3. My car needs new tires. Bad. I know it's a result of what I just said in number two (he he, I said ‘number two’).

4. I was a vegetarian for 14 years. Actually, I was a junk-etarian because yeah, I didn't eat meat, but I also didn't eat fruit or vegetables too often. I became burnt out on salads within the first two years and after that, there's not too much food left in this world - or so I thought at the time. Taco Bell became my staple diet because you can substitute refried beans for meat on almost any menu item.

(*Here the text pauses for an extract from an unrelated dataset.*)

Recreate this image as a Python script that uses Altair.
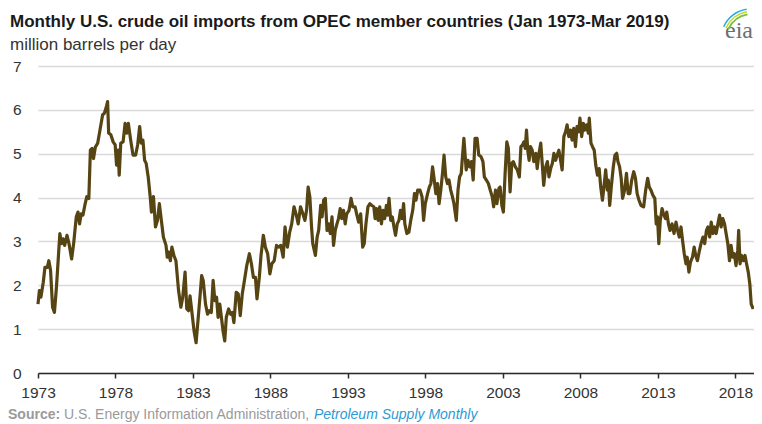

5. Now that I'm a reformed junk-etarian you might want to ask, what's my favorite meaty food? Steak? Lamb? Chicken? Blah, blah, blah and yuck, yuck, yuck. No thanks, my first choice is a cheeseburger. Mmmm, mmmmm tasty. Or maybe a meatball. One of those two hamburger products. Next in line is a hot dog. That's right, a hot dog. I don't eat them very often and I don't love every brand, but the Cardinal Hot Dog is my favorite. Believe me, I don't understand it myself. I never thought I'd eat an asshole and like it, yet I have. It's all ground up and squished back together into an indescernible texture. Mmmm, yummy... grill me a dog and pass it my way!

6. While we're being gross, you might be interested to know I love a good fart joke.

7. Poop is funny, too.


  1. Ha!! You're funny. More please. :-)
    I definitely think you should still do the "A-Z about me". That's right - about ME (not you) - I'd like to think, being the ego-driven gal that I am, that this would make it even more interesting.... ha, HA!

  2. By Kurt Vonnegut:


    Q: What is the white stuff in bird poop? A: That is bird poop also.


    We are here on Earth to fart around. Don't let anybody tell you different.

  3. I am living up to my purpose since I regularly fart around.